An exact reproduction of the records is required, with all images left out.

[EXTRACTED DATA]:
----------------

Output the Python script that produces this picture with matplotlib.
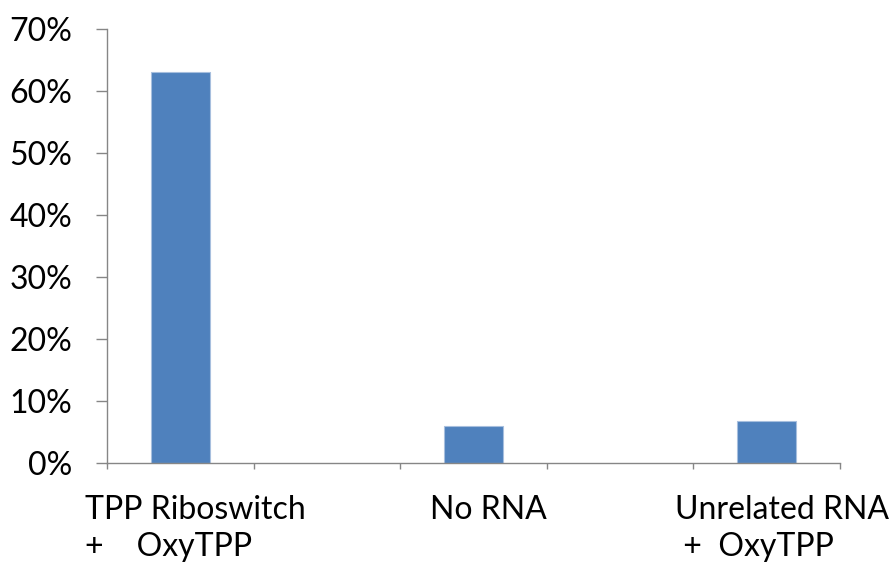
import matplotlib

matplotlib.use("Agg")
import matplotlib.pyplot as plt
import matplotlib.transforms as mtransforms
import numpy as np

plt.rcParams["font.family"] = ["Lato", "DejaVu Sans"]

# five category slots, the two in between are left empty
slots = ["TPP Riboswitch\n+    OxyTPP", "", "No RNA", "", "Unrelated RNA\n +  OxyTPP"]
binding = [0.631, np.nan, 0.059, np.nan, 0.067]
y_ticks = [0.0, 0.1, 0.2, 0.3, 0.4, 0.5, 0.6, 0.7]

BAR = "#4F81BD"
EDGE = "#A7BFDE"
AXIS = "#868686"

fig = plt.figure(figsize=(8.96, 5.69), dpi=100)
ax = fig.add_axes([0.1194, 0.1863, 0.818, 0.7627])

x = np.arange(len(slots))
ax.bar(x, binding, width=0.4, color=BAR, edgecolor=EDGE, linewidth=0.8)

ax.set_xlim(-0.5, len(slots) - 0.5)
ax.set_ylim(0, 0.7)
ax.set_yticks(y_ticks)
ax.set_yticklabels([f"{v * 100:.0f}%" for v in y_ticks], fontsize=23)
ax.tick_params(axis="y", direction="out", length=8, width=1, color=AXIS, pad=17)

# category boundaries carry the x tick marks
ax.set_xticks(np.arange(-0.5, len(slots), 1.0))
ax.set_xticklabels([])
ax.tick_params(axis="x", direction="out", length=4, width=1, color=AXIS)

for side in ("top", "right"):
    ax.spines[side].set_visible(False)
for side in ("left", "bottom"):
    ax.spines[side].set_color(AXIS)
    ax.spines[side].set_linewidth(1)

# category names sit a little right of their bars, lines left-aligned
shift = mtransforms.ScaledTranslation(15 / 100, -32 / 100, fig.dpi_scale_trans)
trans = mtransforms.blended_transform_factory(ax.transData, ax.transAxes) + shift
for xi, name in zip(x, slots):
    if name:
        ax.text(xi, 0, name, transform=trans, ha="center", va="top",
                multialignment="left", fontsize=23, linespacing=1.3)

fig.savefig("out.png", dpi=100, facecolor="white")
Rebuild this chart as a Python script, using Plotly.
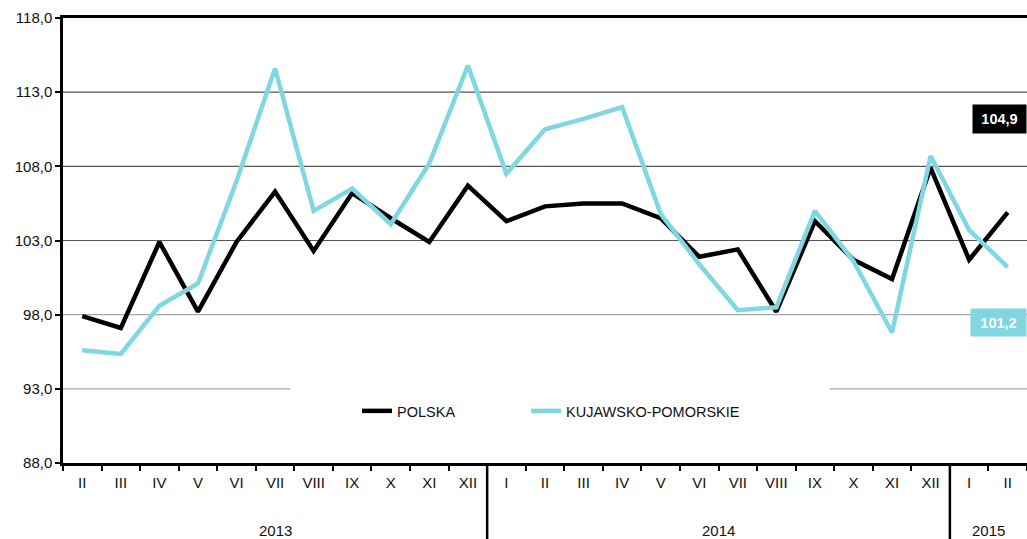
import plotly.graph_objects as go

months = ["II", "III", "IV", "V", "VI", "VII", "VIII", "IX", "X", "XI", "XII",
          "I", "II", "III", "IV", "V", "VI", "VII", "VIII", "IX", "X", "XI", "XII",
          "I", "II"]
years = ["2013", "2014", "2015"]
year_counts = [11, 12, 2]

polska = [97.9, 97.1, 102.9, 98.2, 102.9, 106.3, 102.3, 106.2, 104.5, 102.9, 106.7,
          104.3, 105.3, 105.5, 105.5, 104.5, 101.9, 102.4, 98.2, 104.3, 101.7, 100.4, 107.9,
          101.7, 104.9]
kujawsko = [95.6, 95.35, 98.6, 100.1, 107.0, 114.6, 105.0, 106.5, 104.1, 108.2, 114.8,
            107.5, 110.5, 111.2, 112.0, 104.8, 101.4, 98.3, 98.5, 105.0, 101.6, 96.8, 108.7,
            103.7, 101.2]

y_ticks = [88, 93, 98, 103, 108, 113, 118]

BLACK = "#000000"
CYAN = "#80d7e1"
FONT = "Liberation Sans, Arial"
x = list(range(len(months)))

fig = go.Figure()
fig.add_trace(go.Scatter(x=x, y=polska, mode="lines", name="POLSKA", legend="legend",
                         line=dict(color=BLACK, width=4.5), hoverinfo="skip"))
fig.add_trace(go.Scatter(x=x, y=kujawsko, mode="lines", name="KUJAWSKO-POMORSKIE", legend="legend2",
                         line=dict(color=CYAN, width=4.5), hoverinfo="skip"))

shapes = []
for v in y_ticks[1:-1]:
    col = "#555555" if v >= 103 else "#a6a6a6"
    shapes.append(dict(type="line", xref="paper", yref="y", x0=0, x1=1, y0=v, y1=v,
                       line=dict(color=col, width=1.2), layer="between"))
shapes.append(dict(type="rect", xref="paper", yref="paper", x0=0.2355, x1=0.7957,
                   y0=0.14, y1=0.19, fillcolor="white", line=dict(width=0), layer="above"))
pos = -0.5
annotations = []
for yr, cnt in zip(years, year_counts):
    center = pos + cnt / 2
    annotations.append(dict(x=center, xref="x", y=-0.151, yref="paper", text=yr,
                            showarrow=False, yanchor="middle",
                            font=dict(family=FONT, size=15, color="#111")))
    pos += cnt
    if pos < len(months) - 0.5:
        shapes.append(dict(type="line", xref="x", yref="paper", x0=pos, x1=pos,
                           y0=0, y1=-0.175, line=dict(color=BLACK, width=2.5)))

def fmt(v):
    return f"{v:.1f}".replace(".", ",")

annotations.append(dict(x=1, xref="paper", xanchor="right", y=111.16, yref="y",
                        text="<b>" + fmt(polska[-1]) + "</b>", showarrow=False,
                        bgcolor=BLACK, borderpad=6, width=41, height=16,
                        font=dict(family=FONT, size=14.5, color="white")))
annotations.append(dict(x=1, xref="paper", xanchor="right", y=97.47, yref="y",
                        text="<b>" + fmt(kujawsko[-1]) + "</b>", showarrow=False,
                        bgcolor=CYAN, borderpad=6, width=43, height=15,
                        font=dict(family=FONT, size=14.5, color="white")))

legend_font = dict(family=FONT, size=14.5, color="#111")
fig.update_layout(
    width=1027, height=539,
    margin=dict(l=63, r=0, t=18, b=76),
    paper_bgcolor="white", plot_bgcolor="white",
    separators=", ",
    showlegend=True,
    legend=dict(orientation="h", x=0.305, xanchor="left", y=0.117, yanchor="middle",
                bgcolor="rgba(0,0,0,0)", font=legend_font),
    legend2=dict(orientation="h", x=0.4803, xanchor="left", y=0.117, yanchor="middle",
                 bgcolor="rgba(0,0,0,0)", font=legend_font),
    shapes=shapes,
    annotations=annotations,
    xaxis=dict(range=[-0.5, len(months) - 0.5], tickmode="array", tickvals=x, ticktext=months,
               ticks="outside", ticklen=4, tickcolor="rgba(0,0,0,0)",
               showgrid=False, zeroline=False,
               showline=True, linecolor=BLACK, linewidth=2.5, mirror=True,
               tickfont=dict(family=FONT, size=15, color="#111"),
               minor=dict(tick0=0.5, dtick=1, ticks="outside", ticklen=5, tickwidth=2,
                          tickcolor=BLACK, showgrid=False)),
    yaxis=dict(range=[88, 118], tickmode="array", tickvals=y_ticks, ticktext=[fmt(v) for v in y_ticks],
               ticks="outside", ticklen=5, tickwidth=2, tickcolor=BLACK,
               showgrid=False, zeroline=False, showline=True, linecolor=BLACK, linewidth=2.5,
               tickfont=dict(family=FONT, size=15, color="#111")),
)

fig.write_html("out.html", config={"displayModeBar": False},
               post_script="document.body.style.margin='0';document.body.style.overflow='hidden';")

----------------

[EXERCISE RESPONSE]:
Output the Python script that produces this picture with matplotlib.
import matplotlib

matplotlib.use("Agg")
import matplotlib.pyplot as plt
import matplotlib.transforms as mtransforms
import numpy as np

plt.rcParams["font.family"] = ["Lato", "DejaVu Sans"]

# five category slots, the two in between are left empty
slots = ["TPP Riboswitch\n+    OxyTPP", "", "No RNA", "", "Unrelated RNA\n +  OxyTPP"]
binding = [0.631, np.nan, 0.059, np.nan, 0.067]
y_ticks = [0.0, 0.1, 0.2, 0.3, 0.4, 0.5, 0.6, 0.7]

BAR = "#4F81BD"
EDGE = "#A7BFDE"
AXIS = "#868686"

fig = plt.figure(figsize=(8.96, 5.69), dpi=100)
ax = fig.add_axes([0.1194, 0.1863, 0.818, 0.7627])

x = np.arange(len(slots))
ax.bar(x, binding, width=0.4, color=BAR, edgecolor=EDGE, linewidth=0.8)

ax.set_xlim(-0.5, len(slots) - 0.5)
ax.set_ylim(0, 0.7)
ax.set_yticks(y_ticks)
ax.set_yticklabels([f"{v * 100:.0f}%" for v in y_ticks], fontsize=23)
ax.tick_params(axis="y", direction="out", length=8, width=1, color=AXIS, pad=17)

# category boundaries carry the x tick marks
ax.set_xticks(np.arange(-0.5, len(slots), 1.0))
ax.set_xticklabels([])
ax.tick_params(axis="x", direction="out", length=4, width=1, color=AXIS)

for side in ("top", "right"):
    ax.spines[side].set_visible(False)
for side in ("left", "bottom"):
    ax.spines[side].set_color(AXIS)
    ax.spines[side].set_linewidth(1)

# category names sit a little right of their bars, lines left-aligned
shift = mtransforms.ScaledTranslation(15 / 100, -32 / 100, fig.dpi_scale_trans)
trans = mtransforms.blended_transform_factory(ax.transData, ax.transAxes) + shift
for xi, name in zip(x, slots):
    if name:
        ax.text(xi, 0, name, transform=trans, ha="center", va="top",
                multialignment="left", fontsize=23, linespacing=1.3)

fig.savefig("out.png", dpi=100, facecolor="white")
Rebuild this chart as a Python script, using Plotly.
import plotly.graph_objects as go

months = ["II", "III", "IV", "V", "VI", "VII", "VIII", "IX", "X", "XI", "XII",
          "I", "II", "III", "IV", "V", "VI", "VII", "VIII", "IX", "X", "XI", "XII",
          "I", "II"]
years = ["2013", "2014", "2015"]
year_counts = [11, 12, 2]

polska = [97.9, 97.1, 102.9, 98.2, 102.9, 106.3, 102.3, 106.2, 104.5, 102.9, 106.7,
          104.3, 105.3, 105.5, 105.5, 104.5, 101.9, 102.4, 98.2, 104.3, 101.7, 100.4, 107.9,
          101.7, 104.9]
kujawsko = [95.6, 95.35, 98.6, 100.1, 107.0, 114.6, 105.0, 106.5, 104.1, 108.2, 114.8,
            107.5, 110.5, 111.2, 112.0, 104.8, 101.4, 98.3, 98.5, 105.0, 101.6, 96.8, 108.7,
            103.7, 101.2]

y_ticks = [88, 93, 98, 103, 108, 113, 118]

BLACK = "#000000"
CYAN = "#80d7e1"
FONT = "Liberation Sans, Arial"
x = list(range(len(months)))

fig = go.Figure()
fig.add_trace(go.Scatter(x=x, y=polska, mode="lines", name="POLSKA", legend="legend",
                         line=dict(color=BLACK, width=4.5), hoverinfo="skip"))
fig.add_trace(go.Scatter(x=x, y=kujawsko, mode="lines", name="KUJAWSKO-POMORSKIE", legend="legend2",
                         line=dict(color=CYAN, width=4.5), hoverinfo="skip"))

shapes = []
for v in y_ticks[1:-1]:
    col = "#555555" if v >= 103 else "#a6a6a6"
    shapes.append(dict(type="line", xref="paper", yref="y", x0=0, x1=1, y0=v, y1=v,
                       line=dict(color=col, width=1.2), layer="between"))
shapes.append(dict(type="rect", xref="paper", yref="paper", x0=0.2355, x1=0.7957,
                   y0=0.14, y1=0.19, fillcolor="white", line=dict(width=0), layer="above"))
pos = -0.5
annotations = []
for yr, cnt in zip(years, year_counts):
    center = pos + cnt / 2
    annotations.append(dict(x=center, xref="x", y=-0.151, yref="paper", text=yr,
                            showarrow=False, yanchor="middle",
                            font=dict(family=FONT, size=15, color="#111")))
    pos += cnt
    if pos < len(months) - 0.5:
        shapes.append(dict(type="line", xref="x", yref="paper", x0=pos, x1=pos,
                           y0=0, y1=-0.175, line=dict(color=BLACK, width=2.5)))

def fmt(v):
    return f"{v:.1f}".replace(".", ",")

annotations.append(dict(x=1, xref="paper", xanchor="right", y=111.16, yref="y",
                        text="<b>" + fmt(polska[-1]) + "</b>", showarrow=False,
                        bgcolor=BLACK, borderpad=6, width=41, height=16,
                        font=dict(family=FONT, size=14.5, color="white")))
annotations.append(dict(x=1, xref="paper", xanchor="right", y=97.47, yref="y",
                        text="<b>" + fmt(kujawsko[-1]) + "</b>", showarrow=False,
                        bgcolor=CYAN, borderpad=6, width=43, height=15,
                        font=dict(family=FONT, size=14.5, color="white")))

legend_font = dict(family=FONT, size=14.5, color="#111")
fig.update_layout(
    width=1027, height=539,
    margin=dict(l=63, r=0, t=18, b=76),
    paper_bgcolor="white", plot_bgcolor="white",
    separators=", ",
    showlegend=True,
    legend=dict(orientation="h", x=0.305, xanchor="left", y=0.117, yanchor="middle",
                bgcolor="rgba(0,0,0,0)", font=legend_font),
    legend2=dict(orientation="h", x=0.4803, xanchor="left", y=0.117, yanchor="middle",
                 bgcolor="rgba(0,0,0,0)", font=legend_font),
    shapes=shapes,
    annotations=annotations,
    xaxis=dict(range=[-0.5, len(months) - 0.5], tickmode="array", tickvals=x, ticktext=months,
               ticks="outside", ticklen=4, tickcolor="rgba(0,0,0,0)",
               showgrid=False, zeroline=False,
               showline=True, linecolor=BLACK, linewidth=2.5, mirror=True,
               tickfont=dict(family=FONT, size=15, color="#111"),
               minor=dict(tick0=0.5, dtick=1, ticks="outside", ticklen=5, tickwidth=2,
                          tickcolor=BLACK, showgrid=False)),
    yaxis=dict(range=[88, 118], tickmode="array", tickvals=y_ticks, ticktext=[fmt(v) for v in y_ticks],
               ticks="outside", ticklen=5, tickwidth=2, tickcolor=BLACK,
               showgrid=False, zeroline=False, showline=True, linecolor=BLACK, linewidth=2.5,
               tickfont=dict(family=FONT, size=15, color="#111")),
)

fig.write_html("out.html", config={"displayModeBar": False},
               post_script="document.body.style.margin='0';document.body.style.overflow='hidden';")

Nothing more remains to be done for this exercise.